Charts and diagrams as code

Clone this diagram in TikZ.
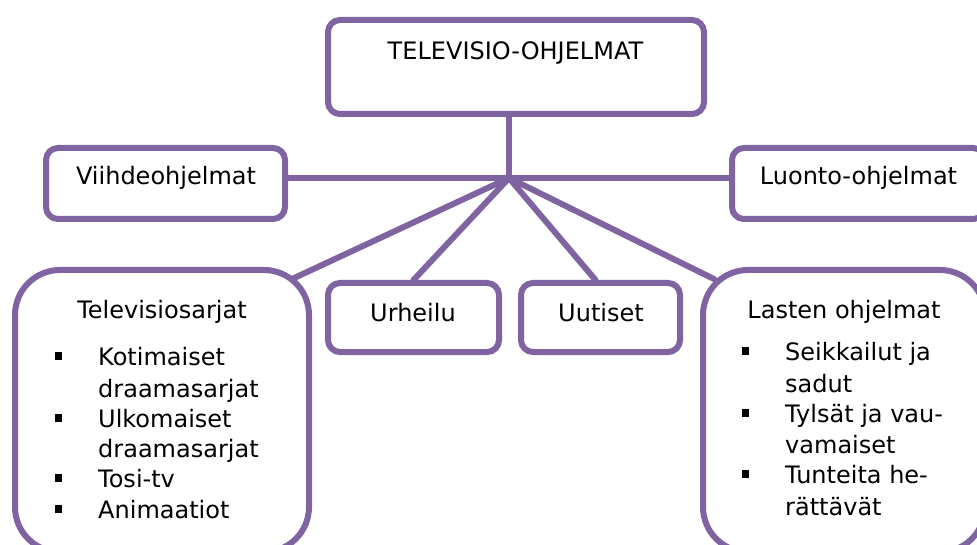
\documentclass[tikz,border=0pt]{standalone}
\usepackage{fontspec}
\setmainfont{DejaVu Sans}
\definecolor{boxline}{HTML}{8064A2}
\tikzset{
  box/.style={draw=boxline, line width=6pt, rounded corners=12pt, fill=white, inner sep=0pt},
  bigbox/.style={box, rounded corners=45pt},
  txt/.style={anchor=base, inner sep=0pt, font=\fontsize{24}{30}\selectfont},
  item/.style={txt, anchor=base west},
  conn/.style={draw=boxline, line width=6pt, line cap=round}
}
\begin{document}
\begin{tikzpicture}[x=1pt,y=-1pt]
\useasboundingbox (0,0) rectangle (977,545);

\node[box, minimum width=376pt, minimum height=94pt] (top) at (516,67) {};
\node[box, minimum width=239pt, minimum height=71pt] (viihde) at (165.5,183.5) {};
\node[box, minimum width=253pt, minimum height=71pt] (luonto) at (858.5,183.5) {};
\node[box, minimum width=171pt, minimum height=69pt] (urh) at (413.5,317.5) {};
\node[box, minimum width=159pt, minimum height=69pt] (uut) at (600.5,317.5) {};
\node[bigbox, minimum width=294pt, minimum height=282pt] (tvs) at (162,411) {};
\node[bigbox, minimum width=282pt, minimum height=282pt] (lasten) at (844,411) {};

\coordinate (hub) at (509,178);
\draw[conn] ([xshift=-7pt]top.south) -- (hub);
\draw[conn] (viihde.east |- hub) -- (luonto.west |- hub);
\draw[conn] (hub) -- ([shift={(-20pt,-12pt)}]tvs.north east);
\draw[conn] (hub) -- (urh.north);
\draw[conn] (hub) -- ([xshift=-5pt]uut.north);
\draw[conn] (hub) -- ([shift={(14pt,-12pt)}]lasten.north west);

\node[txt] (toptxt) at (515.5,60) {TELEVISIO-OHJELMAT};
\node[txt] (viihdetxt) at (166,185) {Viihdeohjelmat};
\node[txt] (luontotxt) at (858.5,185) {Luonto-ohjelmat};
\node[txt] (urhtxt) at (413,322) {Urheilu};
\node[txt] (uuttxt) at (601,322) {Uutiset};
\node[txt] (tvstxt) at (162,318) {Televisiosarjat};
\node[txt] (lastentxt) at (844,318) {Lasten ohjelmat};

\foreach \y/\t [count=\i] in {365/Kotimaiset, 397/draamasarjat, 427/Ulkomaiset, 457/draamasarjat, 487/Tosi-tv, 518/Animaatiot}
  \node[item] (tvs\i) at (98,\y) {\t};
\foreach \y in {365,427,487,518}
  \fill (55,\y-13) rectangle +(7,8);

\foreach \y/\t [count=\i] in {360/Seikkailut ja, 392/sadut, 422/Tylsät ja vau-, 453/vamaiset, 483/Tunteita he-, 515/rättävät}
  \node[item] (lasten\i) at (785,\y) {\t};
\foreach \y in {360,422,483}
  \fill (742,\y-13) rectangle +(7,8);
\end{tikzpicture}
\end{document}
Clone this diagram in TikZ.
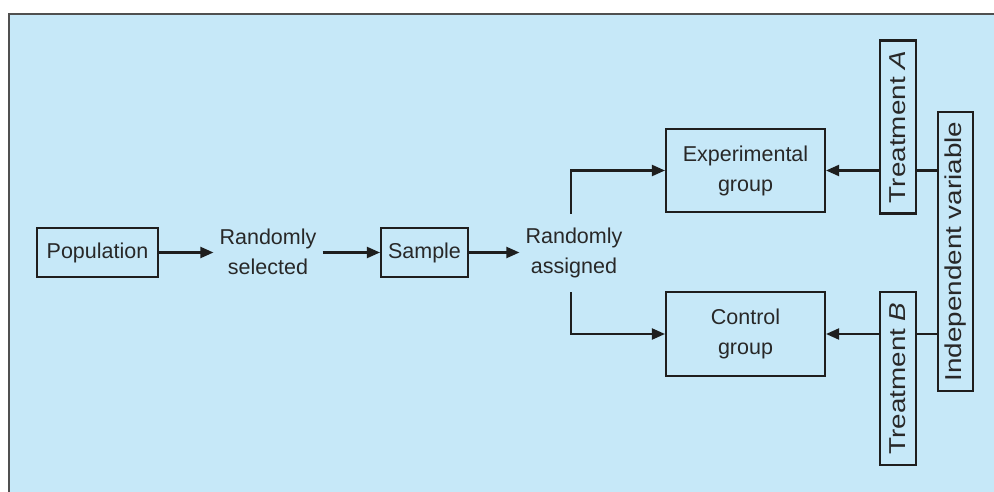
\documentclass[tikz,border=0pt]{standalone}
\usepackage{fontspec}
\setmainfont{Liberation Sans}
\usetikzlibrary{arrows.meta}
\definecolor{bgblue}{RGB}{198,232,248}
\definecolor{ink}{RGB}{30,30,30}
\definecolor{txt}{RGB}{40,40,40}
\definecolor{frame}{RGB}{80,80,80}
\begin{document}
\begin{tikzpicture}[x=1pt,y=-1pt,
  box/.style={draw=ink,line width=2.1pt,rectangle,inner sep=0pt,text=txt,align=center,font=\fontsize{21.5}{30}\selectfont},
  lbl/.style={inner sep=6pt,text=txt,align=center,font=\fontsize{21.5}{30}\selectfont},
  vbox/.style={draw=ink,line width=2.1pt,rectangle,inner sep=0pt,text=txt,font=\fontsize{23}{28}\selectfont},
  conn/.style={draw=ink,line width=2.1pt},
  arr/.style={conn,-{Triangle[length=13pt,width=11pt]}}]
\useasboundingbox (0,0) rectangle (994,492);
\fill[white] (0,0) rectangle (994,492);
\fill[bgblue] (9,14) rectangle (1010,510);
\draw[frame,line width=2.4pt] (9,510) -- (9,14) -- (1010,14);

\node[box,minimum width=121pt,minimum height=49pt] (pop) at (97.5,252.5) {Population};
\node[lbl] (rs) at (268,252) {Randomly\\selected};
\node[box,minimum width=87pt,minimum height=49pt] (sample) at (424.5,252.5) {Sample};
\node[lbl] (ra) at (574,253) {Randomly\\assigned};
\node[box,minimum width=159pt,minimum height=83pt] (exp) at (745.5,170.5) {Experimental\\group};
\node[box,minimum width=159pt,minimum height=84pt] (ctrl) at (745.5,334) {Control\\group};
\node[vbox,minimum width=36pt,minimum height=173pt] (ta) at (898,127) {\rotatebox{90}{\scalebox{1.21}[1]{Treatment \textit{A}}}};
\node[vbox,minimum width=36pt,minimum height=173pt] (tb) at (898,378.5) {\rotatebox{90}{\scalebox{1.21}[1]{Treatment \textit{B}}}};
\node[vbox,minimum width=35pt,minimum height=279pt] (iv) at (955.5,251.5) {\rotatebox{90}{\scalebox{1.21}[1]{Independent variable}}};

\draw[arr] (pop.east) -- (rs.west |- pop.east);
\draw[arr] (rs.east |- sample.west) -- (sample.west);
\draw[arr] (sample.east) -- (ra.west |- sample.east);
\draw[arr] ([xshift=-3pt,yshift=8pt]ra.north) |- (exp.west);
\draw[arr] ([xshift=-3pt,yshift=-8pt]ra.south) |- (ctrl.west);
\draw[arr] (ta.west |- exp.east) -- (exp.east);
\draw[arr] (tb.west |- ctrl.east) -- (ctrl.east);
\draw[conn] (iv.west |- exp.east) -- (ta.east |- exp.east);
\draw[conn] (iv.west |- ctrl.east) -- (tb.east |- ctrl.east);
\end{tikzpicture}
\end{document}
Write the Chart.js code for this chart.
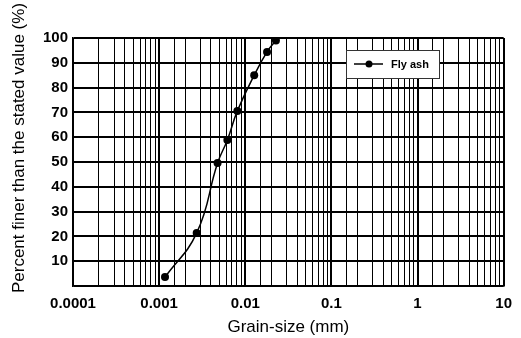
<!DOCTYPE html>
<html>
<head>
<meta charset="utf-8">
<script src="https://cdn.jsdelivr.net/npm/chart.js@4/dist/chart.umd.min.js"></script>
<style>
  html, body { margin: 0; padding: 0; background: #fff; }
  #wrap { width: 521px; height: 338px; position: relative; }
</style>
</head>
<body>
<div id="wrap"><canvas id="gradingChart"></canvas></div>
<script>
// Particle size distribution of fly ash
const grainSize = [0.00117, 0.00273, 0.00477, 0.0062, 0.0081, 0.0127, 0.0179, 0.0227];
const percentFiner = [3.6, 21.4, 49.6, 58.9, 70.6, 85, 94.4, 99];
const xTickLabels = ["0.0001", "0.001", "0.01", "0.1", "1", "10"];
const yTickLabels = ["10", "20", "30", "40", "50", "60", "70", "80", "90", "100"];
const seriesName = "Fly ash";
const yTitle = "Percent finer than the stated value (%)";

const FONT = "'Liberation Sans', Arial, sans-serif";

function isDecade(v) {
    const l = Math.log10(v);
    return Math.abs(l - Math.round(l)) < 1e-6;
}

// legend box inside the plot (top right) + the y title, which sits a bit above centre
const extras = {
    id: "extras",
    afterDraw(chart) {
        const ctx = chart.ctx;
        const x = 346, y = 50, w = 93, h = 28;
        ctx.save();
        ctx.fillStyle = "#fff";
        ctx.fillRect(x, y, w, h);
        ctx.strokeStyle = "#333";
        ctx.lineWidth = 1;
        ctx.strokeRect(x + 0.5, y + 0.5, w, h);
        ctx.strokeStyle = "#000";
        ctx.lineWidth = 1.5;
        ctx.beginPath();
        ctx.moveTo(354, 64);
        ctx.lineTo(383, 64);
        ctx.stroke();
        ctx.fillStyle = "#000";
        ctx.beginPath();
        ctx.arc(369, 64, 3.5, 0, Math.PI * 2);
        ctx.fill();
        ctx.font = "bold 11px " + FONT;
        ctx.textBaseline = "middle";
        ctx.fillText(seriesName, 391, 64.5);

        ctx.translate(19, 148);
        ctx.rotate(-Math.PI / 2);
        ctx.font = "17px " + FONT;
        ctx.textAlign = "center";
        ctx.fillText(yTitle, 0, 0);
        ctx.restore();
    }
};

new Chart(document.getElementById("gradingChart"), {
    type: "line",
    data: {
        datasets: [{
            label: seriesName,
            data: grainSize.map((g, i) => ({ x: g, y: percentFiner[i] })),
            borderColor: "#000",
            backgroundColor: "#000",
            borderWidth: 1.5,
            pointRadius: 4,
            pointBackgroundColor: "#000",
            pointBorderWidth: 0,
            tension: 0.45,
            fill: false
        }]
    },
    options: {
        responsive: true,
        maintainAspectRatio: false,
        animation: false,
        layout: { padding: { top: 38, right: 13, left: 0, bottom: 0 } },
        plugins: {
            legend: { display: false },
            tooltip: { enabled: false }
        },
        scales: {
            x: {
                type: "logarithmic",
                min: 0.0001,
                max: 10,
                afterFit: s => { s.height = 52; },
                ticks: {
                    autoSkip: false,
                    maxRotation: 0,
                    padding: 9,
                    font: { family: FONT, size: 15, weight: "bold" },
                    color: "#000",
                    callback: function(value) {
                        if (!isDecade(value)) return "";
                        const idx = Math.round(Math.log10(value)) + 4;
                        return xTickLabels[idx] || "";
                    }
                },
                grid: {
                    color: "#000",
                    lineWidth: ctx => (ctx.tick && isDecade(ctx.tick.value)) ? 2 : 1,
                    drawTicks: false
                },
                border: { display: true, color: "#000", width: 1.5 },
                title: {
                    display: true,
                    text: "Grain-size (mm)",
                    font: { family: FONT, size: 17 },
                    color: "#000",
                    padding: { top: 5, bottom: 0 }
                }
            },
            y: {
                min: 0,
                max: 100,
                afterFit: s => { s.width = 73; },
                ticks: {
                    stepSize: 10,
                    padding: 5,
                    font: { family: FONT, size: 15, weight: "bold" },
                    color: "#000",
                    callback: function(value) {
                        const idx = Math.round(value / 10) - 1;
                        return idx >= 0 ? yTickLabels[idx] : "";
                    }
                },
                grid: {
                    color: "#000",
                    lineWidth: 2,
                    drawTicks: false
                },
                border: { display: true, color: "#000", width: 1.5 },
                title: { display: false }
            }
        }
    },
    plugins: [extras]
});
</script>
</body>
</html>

**TASK DETAILS**
Include the first line of the records, the line containing "(0,0) rectangle (977,545);", and every line between them, repeated exactly. Skip the pictures.

**SOLUTION FOR THIS EXERCISE**
Clone this diagram in TikZ.
\documentclass[tikz,border=0pt]{standalone}
\usepackage{fontspec}
\setmainfont{DejaVu Sans}
\definecolor{boxline}{HTML}{8064A2}
\tikzset{
  box/.style={draw=boxline, line width=6pt, rounded corners=12pt, fill=white, inner sep=0pt},
  bigbox/.style={box, rounded corners=45pt},
  txt/.style={anchor=base, inner sep=0pt, font=\fontsize{24}{30}\selectfont},
  item/.style={txt, anchor=base west},
  conn/.style={draw=boxline, line width=6pt, line cap=round}
}
\begin{document}
\begin{tikzpicture}[x=1pt,y=-1pt]
\useasboundingbox (0,0) rectangle (977,545);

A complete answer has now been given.